What is an arbitration agreement?
An arbitration agreement is a contract in which two or more parties agree to resolve their disputes through arbitration, a private process, rather than through the public court system. Instead of filing a lawsuit and appearing before a judge or jury, the parties submit their disagreement to one or more neutral arbitrators whose decision they agree to accept.
Arbitration agreements take two common forms. They can be a standalone contract signed specifically to govern how disputes will be handled, or, far more often, a single clause inside a larger agreement such as an employment contract, a consumer terms of service, or a commercial services contract. When it appears as a clause, it is usually called an arbitration clause, but it creates the same binding obligation.
How an arbitration agreement works
When a dispute arises, the arbitration agreement controls what happens next:
- Either party can start arbitration by filing a demand, usually with an arbitration provider named in the agreement (such as the American Arbitration Association or JAMS).
- The parties select a neutral arbitrator, or a panel of three, following the rules set out in the agreement.
- Each side presents evidence and arguments in a hearing that is less formal than a trial and closed to the public.
- The arbitrator issues a decision called an award. In binding arbitration, that award is final and enforceable in court, with very limited grounds for appeal.

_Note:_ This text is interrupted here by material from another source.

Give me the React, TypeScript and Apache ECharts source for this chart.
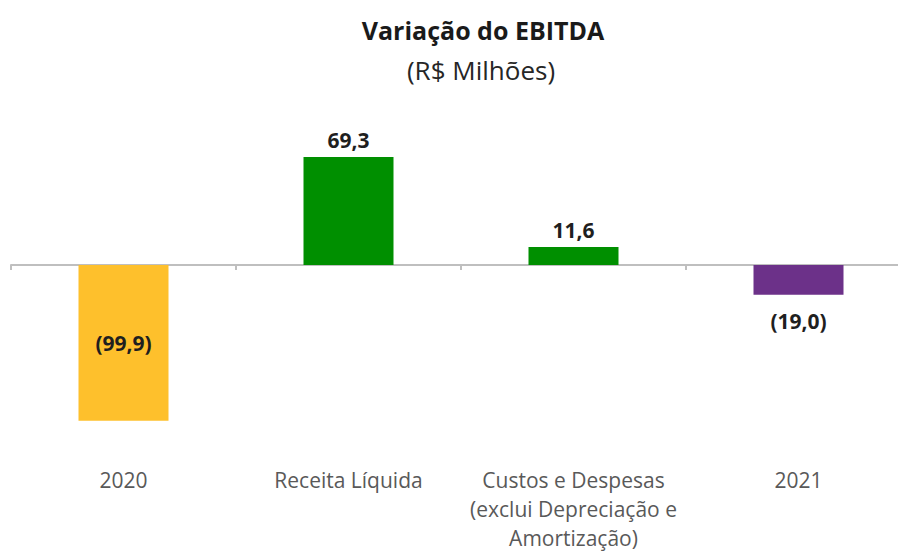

Most arbitration agreements specify binding arbitration. A smaller number call for non-binding arbitration, where the decision is advisory and either party can still go to court afterward.
Key terms an arbitration agreement usually covers
- Scope: which disputes must be arbitrated, often any and all claims arising out of the relationship.
- Rules and provider: the arbitration body and procedural rules that apply.
- Location and cost: where arbitration takes place and how the fees are split.
- Class action waiver: many agreements bar the parties from bringing or joining class actions, requiring individual arbitration only.
Arbitration agreement vs. court litigation
| Arbitration | Court litigation | |
|---|---|---|
| Forum | Private arbitrator | Public judge or jury |
| Speed | Usually faster | Often slower |
| Cost | Lower legal cost, plus arbitration fees | Higher legal cost |
| Privacy | Confidential | Public record |
| Appeal | Very limited | Broad appeal rights |
Where arbitration agreements apply
Arbitration agreements are common in employment offers, consumer contracts such as banking, telecom, and ride-sharing, construction, and international commercial deals, where parties value a neutral forum outside any single country's courts.
Are arbitration agreements enforceable?
In the United States, arbitration agreements are generally enforceable, and courts routinely require parties to honor them. Enforceability can be challenged on grounds such as fraud, unconscionability, or a party never actually agreeing, but courts start from a strong presumption in favor of arbitration. Some categories of claims, including certain sexual harassment and assault claims, have more recently been carved out from mandatory arbitration by law.
Why an arbitration agreement matters
For businesses, an arbitration agreement offers privacy, speed, and predictable costs, and a class action waiver can significantly limit exposure. For individuals, signing one usually means giving up the right to sue in court, the right to a jury, and often the right to join a class action, so it is worth reading closely before you sign. Because a single clause can quietly waive important rights, understanding what an arbitration agreement does is the first step to deciding whether its terms are acceptable.
If you need to review or understand an arbitration agreement quickly, an AI legal assistant can explain the clause in plain language and flag the rights you would be waiving before you sign.
Frequently asked questions
Is an arbitration agreement legally binding?
Yes. In most cases an arbitration agreement is binding and enforceable, and a court will usually require both parties to arbitrate rather than litigate. It can be challenged on limited grounds such as fraud or unconscionability, but courts strongly favor enforcing them.
Can you refuse to sign an arbitration agreement?
Sometimes. With consumer contracts, arbitration is often a condition of using the service, so refusing may mean you cannot use it. In employment, some employers make it a condition of the job, though a few states limit that. Where the agreement allows it, you can try to negotiate or opt out.
What is the difference between an arbitration agreement and an arbitration clause?
They do the same thing. An arbitration agreement is a full standalone contract about arbitration, while an arbitration clause is a provision inside a larger contract. Both create a binding obligation to arbitrate.